Protests in Mexico
The president proposes laws to fight crime. Mexicans want more than that
They are not merely demanding justice for the missing 43, who the government claims were massacred by municipal authorities and drug-traffickers. The cry also appears to reflect an exhaustion of patience with a system—political, economic and legal—that exempts from the rule of law those who can buy or bargain their way around it, such as corrupt politicians, privileged businessmen and narcos.
The call unites left and right, though no political party has seized upon it. “We haven’t had this sort of demand since the [1910-17] revolution,” says Sabino Bastidas, a political analyst. “It’s no longer for democracy or security. The biggest inequality in Mexico is in the justice system.”
President Enrique Peña Nieto responded to the clamour on December 1st, his second anniversary in office, by sending seven proposed constitutional amendments to Congress. Borrowing from the example of West Germany in the 1970s, they aim to replace Mexico’s 1,800 municipal police forces with 32 state forces and to make towns pay state governments for security. The federal government would gain the power to take over a local one if it had been infiltrated by organised crime. German unification in the 1990s inspired another reform: a diversion of resources from rich regions to the impoverished south, where criminality has taken root.
Many of the proposals are contentious and not all are well conceived. Some municipal police forces—such as those of Tijuana and Ciudad Juárez—have been transformed for the better in recent years, and now outperform their state equivalents. In some states, governors and their police forces are just as corrupt as the municipal authorities.
In handing the bills to Congress rather than taking executive action, Mr Peña has given the opposition a chance to block the package. He can no longer rely on the so-called Pact for Mexico, which he struck with the opposition two years ago to enact economic reforms. It is dead.
Mexicans will have to wait until next year for measures to address directly the inequities in the justice system. In presenting his police reforms, Mr Peña acknowledged the need for them. He spoke of “day-to-day” injustices—a woman unable to obtain a divorce judgment, a worker whose employer refuses to pay him. Resolving such complaints through the legal system is so costly and time-consuming that most people do not bother. Mr Peña has asked a university in Mexico City to come up with proposals within 90 days.

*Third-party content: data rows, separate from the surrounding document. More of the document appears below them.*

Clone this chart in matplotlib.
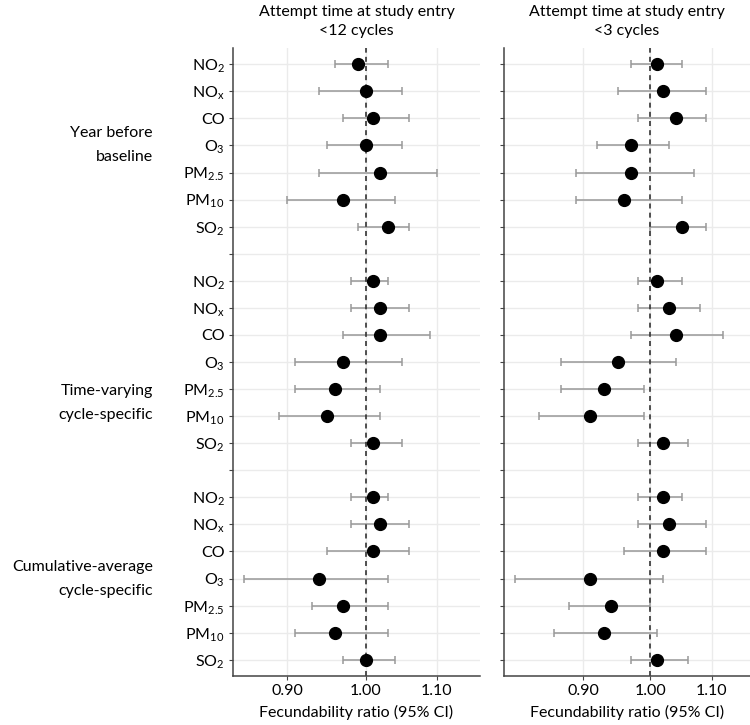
import matplotlib
matplotlib.use("Agg")
import matplotlib.pyplot as plt
from matplotlib.ticker import FixedLocator, NullLocator
import numpy as np

plt.rcParams['font.family'] = ['Lato', 'DejaVu Sans']
plt.rcParams['mathtext.fontset'] = 'custom'
plt.rcParams['mathtext.rm'] = 'Lato'
plt.rcParams['mathtext.it'] = 'Lato:italic'

pollutants = [r'NO$_2$', r'NO$_\mathregular{x}$', 'CO', r'O$_3$',
              r'PM$_{2.5}$', r'PM$_{10}$', r'SO$_2$']
groups = ['Year before\nbaseline', 'Time-varying\ncycle-specific',
          'Cumulative-average\ncycle-specific']
group_label_rows = [3.0, 12.5, 19.0]
titles = ['Attempt time at study entry\n<12 cycles',
          'Attempt time at study entry\n<3 cycles']

# <12 cycles: estimate, lower, upper for each group (7 pollutants)
fr12 = [[0.99, 1.00, 1.01, 1.00, 1.02, 0.97, 1.03],
        [1.01, 1.02, 1.02, 0.97, 0.96, 0.95, 1.01],
        [1.01, 1.02, 1.01, 0.94, 0.97, 0.96, 1.00]]
lo12 = [[0.96, 0.94, 0.97, 0.95, 0.94, 0.90, 0.99],
        [0.98, 0.98, 0.97, 0.91, 0.91, 0.89, 0.98],
        [0.98, 0.98, 0.95, 0.85, 0.93, 0.91, 0.97]]
hi12 = [[1.03, 1.05, 1.06, 1.05, 1.10, 1.04, 1.06],
        [1.03, 1.06, 1.09, 1.05, 1.02, 1.02, 1.05],
        [1.03, 1.06, 1.06, 1.03, 1.03, 1.03, 1.04]]

# <3 cycles
fr3 = [[1.01, 1.02, 1.04, 0.97, 0.97, 0.96, 1.05],
       [1.01, 1.03, 1.04, 0.95, 0.93, 0.91, 1.02],
       [1.02, 1.03, 1.02, 0.91, 0.94, 0.93, 1.01]]
lo3 = [[0.97, 0.95, 0.98, 0.92, 0.89, 0.89, 1.00],
       [0.98, 0.98, 0.97, 0.87, 0.87, 0.84, 0.98],
       [0.98, 0.98, 0.96, 0.81, 0.88, 0.86, 0.97]]
hi3 = [[1.05, 1.09, 1.09, 1.03, 1.07, 1.05, 1.09],
       [1.05, 1.08, 1.12, 1.04, 0.99, 0.99, 1.06],
       [1.05, 1.09, 1.09, 1.02, 1.00, 1.01, 1.06]]

panels = [(fr12, lo12, hi12, (0.837, 1.166)),
          (fr3, lo3, hi3, (0.795, 1.168))]

n_rows = len(groups) * (len(pollutants) + 1) - 1
tick_labels = []
for g in range(len(groups)):
    tick_labels += pollutants
    if g < len(groups) - 1:
        tick_labels.append('')

W, H = 750, 725
fig = plt.figure(figsize=(W / 100, H / 100), dpi=100)
axes_px = [(233, 480), (503.5, 750)]
top_px, bot_px = 48, 676

for k, (est, lo, hi, xl) in enumerate(panels):
    x0, x1 = axes_px[k]
    ax = fig.add_axes([x0 / W, (H - bot_px) / H, (x1 - x0) / W, (bot_px - top_px) / H])
    ax.set_xscale('log')
    for g in range(len(groups)):
        ys = np.arange(len(pollutants)) + g * (len(pollutants) + 1)
        e = np.array(est[g])
        ax.errorbar(e, ys, xerr=[e - np.array(lo[g]), np.array(hi[g]) - e],
                    fmt='none', ecolor='#999999', elinewidth=1.1,
                    capsize=2.8, capthick=1.1, zorder=2)
        ax.plot(e, ys, 'o', color='black', markersize=8.5, zorder=3)
    ax.axvline(1.0, color='#333333', linestyle=(0, (3, 2.5)), linewidth=1.2, zorder=2.5)

    ax.set_xlim(*xl)
    ax.set_ylim(n_rows - 0.4, -0.6)
    ax.xaxis.set_major_locator(FixedLocator([0.9, 1.0, 1.1]))
    ax.xaxis.set_minor_locator(NullLocator())
    ax.set_xticklabels(['0.90', '1.00', '1.10'])
    ax.set_yticks(np.arange(n_rows))
    if k == 0:
        ax.set_yticklabels(tick_labels)
    else:
        ax.set_yticklabels([])
    ax.grid(True, color='#ebebeb', linewidth=1.0, zorder=0)
    ax.set_axisbelow(True)
    for s in ['top', 'right']:
        ax.spines[s].set_visible(False)
    for s in ['left', 'bottom']:
        ax.spines[s].set_color('#444444')
        ax.spines[s].set_linewidth(1.1)
    ax.tick_params(axis='both', colors='#444444', length=3, width=0.8,
                   labelcolor='black', labelsize=11.5, pad=3)
    ax.set_xlabel('Fecundability ratio (95% CI)', fontsize=11.5, labelpad=5)
    ax.set_title(titles[k], fontsize=11.5, pad=9.5, linespacing=1.45)

    if k == 0:
        for lab, r in zip(groups, group_label_rows):
            ax.text(153, ax.transData.transform((1.0, r))[1], lab,
                    transform=None, ha='right', va='center',
                    fontsize=11.5, linespacing=1.9)

fig.savefig('out.png', dpi=100)
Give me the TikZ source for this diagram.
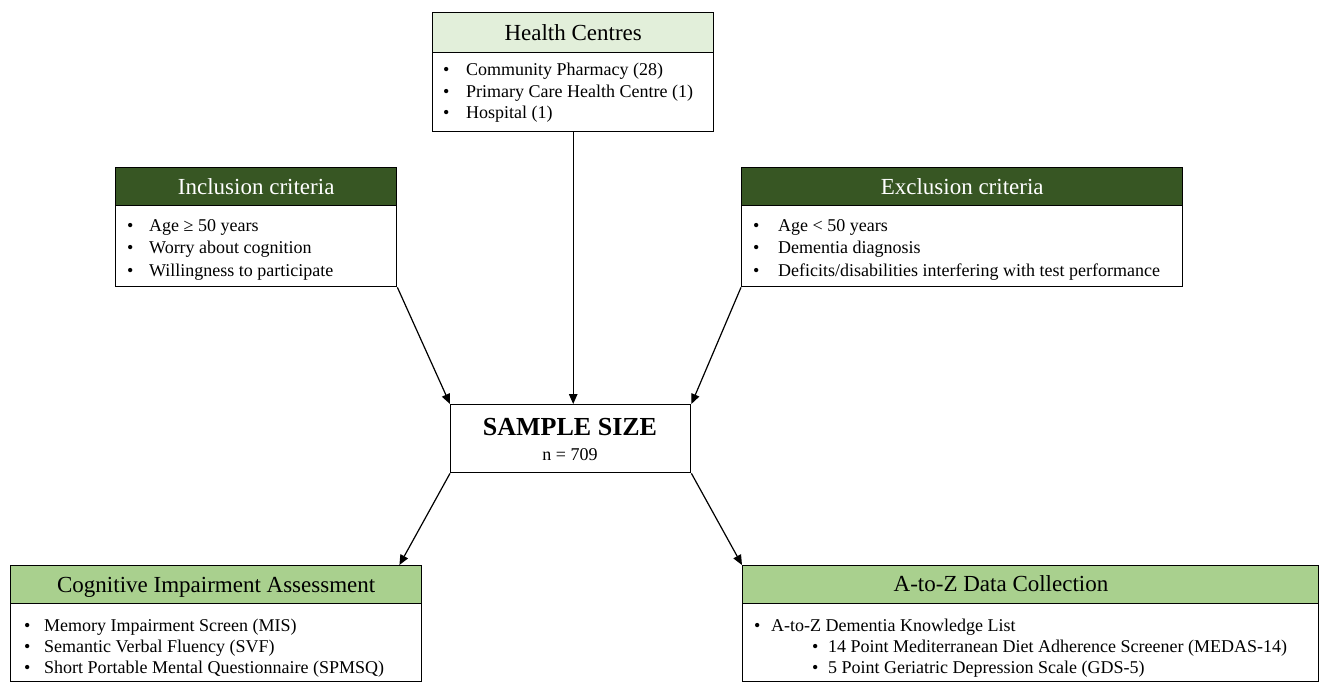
\documentclass[tikz,border=0pt]{standalone}
\usepackage{fontspec}
\setmainfont{Liberation Serif}
\usetikzlibrary{arrows.meta}
\definecolor{lightg}{HTML}{E2EFDA}
\definecolor{darkg}{HTML}{375623}
\definecolor{midg}{HTML}{A9D08E}
\tikzset{
  boxline/.style={draw=black, line width=1.4pt},
  htxt/.style={font=\fontsize{23}{27}\selectfont, text height=19pt, text depth=4pt},
  hdr/.style={boxline, htxt, anchor=north west, inner sep=0pt},
  bodyb/.style={boxline, anchor=north west, inner sep=0pt, fill=white},
  item/.style={anchor=base west, inner sep=0pt, font=\fontsize{18}{21}\selectfont},
  arr/.style={line width=1.2pt, -{Triangle[length=10pt,width=8.5pt]}},
}
\newcommand\myitem[5]{%
  \node[item] (#1-b) at (#2,#4) {•};
  \node[item] (#1) at (#3,#4) {#5};}
\begin{document}
\begin{tikzpicture}[x=1pt,y=-1pt]
\useasboundingbox (0,0) rectangle (1325,690);
% Health Centres
\node[bodyb, minimum width=281pt, minimum height=79pt] (hcb) at (432,52) {};
\node[hdr, fill=lightg, minimum width=281pt, minimum height=40pt] (hch) at (432,12) {Health Centres};
\myitem{hc1}{443}{466}{76}{Community Pharmacy (28)}
\myitem{hc2}{443}{466}{98}{Primary Care Health Centre (1)}
\myitem{hc3}{443}{466}{119}{Hospital (1)}
% Inclusion
\node[bodyb, minimum width=281pt, minimum height=81pt] (inb) at (115,205) {};
\node[hdr, fill=darkg, text=white, minimum width=281pt, minimum height=38pt] (inh) at (115,167) {Inclusion criteria};
\myitem{in1}{127}{149}{231}{Age ≥ 50 years}
\myitem{in2}{127}{149}{253}{Worry about cognition}
\myitem{in3}{127}{149}{276}{Willingness to participate}
% Exclusion
\node[bodyb, minimum width=441pt, minimum height=81pt] (exb) at (741,205) {};
\node[hdr, fill=darkg, text=white, minimum width=441pt, minimum height=38pt] (exh) at (741,167) {Exclusion criteria};
\myitem{ex1}{753}{778}{231}{Age < 50 years}
\myitem{ex2}{753}{778}{253}{Dementia diagnosis}
\myitem{ex3}{753}{778}{276}{Deficits/disabilities interfering with test performance}
% Sample size
\node[boxline, anchor=north west, minimum width=240pt, minimum height=68pt, inner sep=0pt] (ss) at (450,404) {};
\node[font=\fontsize{26}{30}\selectfont\bfseries, inner sep=0pt] (sst) at (570,427) {SAMPLE SIZE};
\node[font=\fontsize{18}{21}\selectfont, inner sep=0pt] (ssn) at (570,455) {n = 709};
% Cognitive
\node[bodyb, minimum width=411pt, minimum height=78pt] (cgb) at (10,603) {};
\node[hdr, fill=midg, minimum width=411pt, minimum height=38pt] (cgh) at (10,565) {Cognitive Impairment Assessment};
\myitem{cg1}{24}{44}{631}{Memory Impairment Screen (MIS)}
\myitem{cg2}{24}{44}{652}{Semantic Verbal Fluency (SVF)}
\myitem{cg3}{24}{44}{673}{Short Portable Mental Questionnaire (SPMSQ)}
% A-to-Z
\node[bodyb, minimum width=576pt, minimum height=78pt] (azb) at (742,603) {};
\node[hdr, fill=midg, minimum width=576pt, minimum height=38pt] (azh) at (742,565) {};
\node[htxt, inner sep=0pt] (azt) at (1001,584) {A-to-Z Data Collection};
\myitem{az1}{754}{771}{631}{A-to-Z Dementia Knowledge List}
\myitem{az2}{812}{828}{652}{14 Point Mediterranean Diet Adherence Screener (MEDAS-14)}
\myitem{az3}{812}{828}{673}{5 Point Geriatric Depression Scale (GDS-5)}
% connectors
\coordinate (cgin) at ([xshift=-23pt]cgh.north east);
\draw[arr] (hcb.south) -- (hcb.south |- ss.north);
\draw[arr] (inb.south east) -- (ss.north west);
\draw[arr] (exb.south west) -- (ss.north east);
\draw[arr] (ss.south west) -- (cgin);
\draw[arr] (ss.south east) -- (azh.north west);
\end{tikzpicture}
\end{document}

He only vaguely addressed the other subject that has darkened the mood since the disappearance of the students: the ethics of politicians. Mexicans have been scandalised that the mayor who allegedly ordered the killings went uninvestigated by federal authorities. Then they learned that the president’s wife had taken a multi-million-dollar housing loan from a company connected to a construction magnate who has won recent government contracts. Although Mr Peña has denied any conflict of interest and published a list of his assets, the revelations have hurt his credibility. Politicians from all parties are often exposed for using public money as electoral slush funds.
Luis de la Calle, an economist, says that Mr Peña’s judicial reforms should target politicians’ vested interests, just as the economic reforms targeted those of big business. This can partly be done by strengthening institutions of transparency and accountability. Mr de la Calle suggests limiting the time allowed for electoral campaigning, so that politicians see less need to finance themselves illicitly. Eventually, he believes, a new focus on law and order will make Mexico a more modern country.